Dataset section
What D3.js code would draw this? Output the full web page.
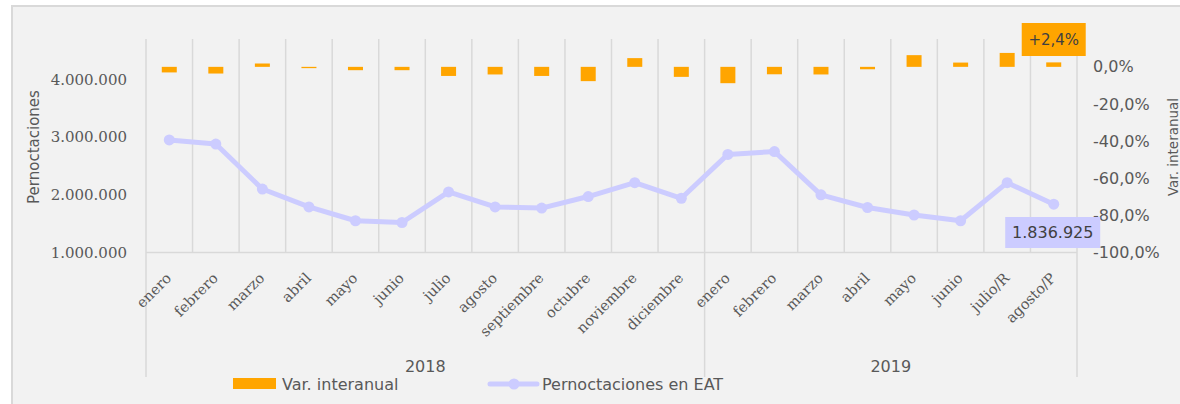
<!DOCTYPE html>
<html>
<head>
<meta charset="utf-8">
<script src="https://cdn.jsdelivr.net/npm/d3@7"></script>
<style>
  body { margin: 0; background: #ffffff; }
  svg { display: block; }
</style>
</head>
<body>
<div id="chart"></div>
<script>
// Data
var months = ["enero", "febrero", "marzo", "abril", "mayo", "junio", "julio", "agosto",
  "septiembre", "octubre", "noviembre", "diciembre",
  "enero", "febrero", "marzo", "abril", "mayo", "junio", "julio/R", "agosto/P"];
var years = ["2018", "2019"];
var monthsPerYear = [12, 8];

// Pernoctaciones en EAT (left axis)
var pernoctaciones = [2950000, 2880000, 2100000, 1790000, 1550000, 1520000, 2050000, 1790000,
  1770000, 1970000, 2210000, 1940000,
  2700000, 2750000, 2000000, 1780000, 1650000, 1550000, 2210000, 1836925];

// Var. interanual in % (right axis)
var varInteranual = [-3.0, -3.6, 1.8, -0.7, -1.8, -1.8, -4.9, -4.1, -4.9, -7.7, 4.7, -5.4,
  -8.8, -4.0, -4.1, -1.3, 6.3, 2.3, 7.5, 2.4];

var leftTicks = [1000000, 2000000, 3000000, 4000000];
var rightTicks = [0, -20, -40, -60, -80, -100];

var svgWidth = 1180;
var svgHeight = 404;

// plot area
var plot = { left: 146, right: 1077, top: 39, bottom: 252.5 };

var svg = d3.select("#chart")
  .append("svg")
  .attr("width", svgWidth)
  .attr("height", svgHeight)
  .style("font-family", "'DejaVu Sans', sans-serif");

// chart background with border
svg.append("rect")
  .attr("x", 12).attr("y", 6)
  .attr("width", svgWidth + 10).attr("height", svgHeight + 10)
  .attr("fill", "#f2f2f2")
  .attr("stroke", "#d9d9d9")
  .attr("stroke-width", 2);

var x = d3.scaleBand()
  .domain(d3.range(months.length))
  .range([plot.left, plot.right]);

var yLeft = d3.scaleLinear()
  .domain([1000000, 4700000])
  .range([plot.bottom, plot.top]);

var yRight = d3.scaleLinear()
  .domain([-100, 15])
  .range([plot.bottom, plot.top]);

var grid = "#d9d9d9";

// category gridlines
svg.append("g")
  .selectAll("line")
  .data(d3.range(1, months.length))
  .enter()
  .append("line")
  .attr("x1", d => x(d)).attr("x2", d => x(d))
  .attr("y1", plot.top).attr("y2", plot.bottom)
  .attr("stroke", grid)
  .attr("stroke-width", 1.5);

// group separators (year level) reaching down
var yearBounds = [0];
monthsPerYear.forEach(function(n, i) { yearBounds.push(yearBounds[i] + n); });

svg.append("g")
  .selectAll("line")
  .data(yearBounds)
  .enter()
  .append("line")
  .attr("x1", d => d === months.length ? plot.right : x(d))
  .attr("x2", d => d === months.length ? plot.right : x(d))
  .attr("y1", d => (d === 0 || d === months.length) ? plot.top : plot.bottom)
  .attr("y2", 377)
  .attr("stroke", grid)
  .attr("stroke-width", 1.5);

// category axis line
svg.append("line")
  .attr("x1", plot.left).attr("x2", plot.right)
  .attr("y1", plot.bottom).attr("y2", plot.bottom)
  .attr("stroke", grid)
  .attr("stroke-width", 1.5);

// left axis
var fmtDots = d => d3.format(",")(d).replace(/,/g, ".");
var leftAxis = d3.axisLeft(yLeft)
  .tickValues(leftTicks)
  .tickFormat(fmtDots)
  .tickSize(0)
  .tickPadding(19);

var gLeft = svg.append("g")
  .attr("transform", `translate(${plot.left}, 0)`)
  .call(leftAxis);
gLeft.select(".domain").remove();
gLeft.selectAll("text")
  .attr("fill", "#595959")
  .style("font-family", "'DejaVu Serif', serif")
  .style("font-size", "15px");

// right axis
var rightAxis = d3.axisRight(yRight)
  .tickValues(rightTicks)
  .tickFormat(d => d3.format(".1f")(d).replace(".", ",").replace("−", "-") + "%")
  .tickSize(0)
  .tickPadding(16);

var gRight = svg.append("g")
  .attr("transform", `translate(${plot.right}, 0)`)
  .call(rightAxis);
gRight.select(".domain").remove();
gRight.selectAll("text")
  .attr("fill", "#595959")
  .style("font-family", "'DejaVu Sans', sans-serif")
  .style("font-size", "16px");

// axis titles
svg.append("text")
  .attr("transform", "translate(39, 147) rotate(-90)")
  .attr("text-anchor", "middle")
  .attr("fill", "#595959")
  .style("font-size", "15px")
  .text("Pernoctaciones");

svg.append("text")
  .attr("transform", "translate(1178, 147) rotate(-90)")
  .attr("text-anchor", "middle")
  .attr("fill", "#595959")
  .style("font-size", "13.5px")
  .text("Var. interanual");

// bars: Var. interanual
var barW = 15;
svg.append("g")
  .selectAll("rect")
  .data(varInteranual)
  .enter()
  .append("rect")
  .attr("x", (d, i) => x(i) + x.bandwidth() / 2 - barW / 2)
  .attr("y", d => yRight(Math.max(0, d)))
  .attr("width", barW)
  .attr("height", d => Math.abs(yRight(d) - yRight(0)))
  .attr("fill", "#ffa500");

// line: Pernoctaciones
var lineColor = "#ccccff";
var line = d3.line()
  .x((d, i) => x(i) + x.bandwidth() / 2)
  .y(d => yLeft(d));

svg.append("path")
  .datum(pernoctaciones)
  .attr("d", line)
  .attr("fill", "none")
  .attr("stroke", lineColor)
  .attr("stroke-width", 5)
  .attr("stroke-linejoin", "round");

svg.append("g")
  .selectAll("circle")
  .data(pernoctaciones)
  .enter()
  .append("circle")
  .attr("cx", (d, i) => x(i) + x.bandwidth() / 2)
  .attr("cy", d => yLeft(d))
  .attr("r", 5.5)
  .attr("fill", lineColor);

// month labels
svg.append("g")
  .selectAll("text")
  .data(months)
  .enter()
  .append("text")
  .attr("transform", (d, i) => `translate(${x(i) + x.bandwidth() / 2 + 3}, 279) rotate(-45)`)
  .attr("text-anchor", "end")
  .attr("fill", "#595959")
  .style("font-family", "'DejaVu Serif', serif")
  .style("font-size", "14.5px")
  .text(d => d);

// year labels
svg.append("g")
  .selectAll("text")
  .data(years)
  .enter()
  .append("text")
  .attr("x", (d, i) => {
    var a = yearBounds[i], b = yearBounds[i + 1];
    var xa = x(a);
    var xb = b === months.length ? plot.right : x(b);
    return (xa + xb) / 2;
  })
  .attr("y", 372)
  .attr("text-anchor", "middle")
  .attr("fill", "#595959")
  .style("font-size", "16px")
  .text(d => d);

// data labels for last point
var last = months.length - 1;
var cxLast = x(last) + x.bandwidth() / 2;

var barLabel = svg.append("g")
  .attr("transform", `translate(${cxLast}, 40)`);
barLabel.append("rect")
  .attr("x", -32).attr("y", -17)
  .attr("width", 64).attr("height", 33)
  .attr("fill", "#ffa500");
barLabel.append("text")
  .attr("text-anchor", "middle")
  .attr("dy", "0.35em")
  .attr("fill", "#404040")
  .style("font-size", "15px")
  .text("+" + d3.format(".1f")(varInteranual[last]).replace(".", ",") + "%");

var lineLabel = svg.append("g")
  .attr("transform", `translate(${cxLast - 1}, 232.5)`);
lineLabel.append("rect")
  .attr("x", -47.5).attr("y", -15.5)
  .attr("width", 95).attr("height", 31)
  .attr("fill", lineColor);
lineLabel.append("text")
  .attr("text-anchor", "middle")
  .attr("dy", "0.35em")
  .attr("fill", "#404040")
  .style("font-size", "16px")
  .text(fmtDots(pernoctaciones[last]));

// legend
var legend = svg.append("g");
legend.append("rect")
  .attr("x", 233).attr("y", 378)
  .attr("width", 43).attr("height", 11)
  .attr("fill", "#ffa500");
legend.append("text")
  .attr("x", 282).attr("y", 390)
  .attr("fill", "#595959")
  .style("font-size", "16px")
  .text("Var. interanual");

legend.append("line")
  .attr("x1", 490).attr("x2", 537)
  .attr("y1", 384).attr("y2", 384)
  .attr("stroke", lineColor)
  .attr("stroke-width", 5)
  .attr("stroke-linecap", "round");
legend.append("circle")
  .attr("cx", 514).attr("cy", 384)
  .attr("r", 5.5)
  .attr("fill", lineColor);
legend.append("text")
  .attr("x", 542).attr("y", 390)
  .attr("fill", "#595959")
  .style("font-size", "16px")
  .text("Pernoctaciones en EAT");
</script>
</body>
</html>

What this task involves
Pictures are excluded; extract exactly the lines from the start of the data through the line that holds "var svgHeight = 404;", both ends included.

Exercise output
What D3.js code would draw this? Output the full web page.
<!DOCTYPE html>
<html>
<head>
<meta charset="utf-8">
<script src="https://cdn.jsdelivr.net/npm/d3@7"></script>
<style>
  body { margin: 0; background: #ffffff; }
  svg { display: block; }
</style>
</head>
<body>
<div id="chart"></div>
<script>
// Data
var months = ["enero", "febrero", "marzo", "abril", "mayo", "junio", "julio", "agosto",
  "septiembre", "octubre", "noviembre", "diciembre",
  "enero", "febrero", "marzo", "abril", "mayo", "junio", "julio/R", "agosto/P"];
var years = ["2018", "2019"];
var monthsPerYear = [12, 8];

// Pernoctaciones en EAT (left axis)
var pernoctaciones = [2950000, 2880000, 2100000, 1790000, 1550000, 1520000, 2050000, 1790000,
  1770000, 1970000, 2210000, 1940000,
  2700000, 2750000, 2000000, 1780000, 1650000, 1550000, 2210000, 1836925];

// Var. interanual in % (right axis)
var varInteranual = [-3.0, -3.6, 1.8, -0.7, -1.8, -1.8, -4.9, -4.1, -4.9, -7.7, 4.7, -5.4,
  -8.8, -4.0, -4.1, -1.3, 6.3, 2.3, 7.5, 2.4];

var leftTicks = [1000000, 2000000, 3000000, 4000000];
var rightTicks = [0, -20, -40, -60, -80, -100];

var svgWidth = 1180;
var svgHeight = 404;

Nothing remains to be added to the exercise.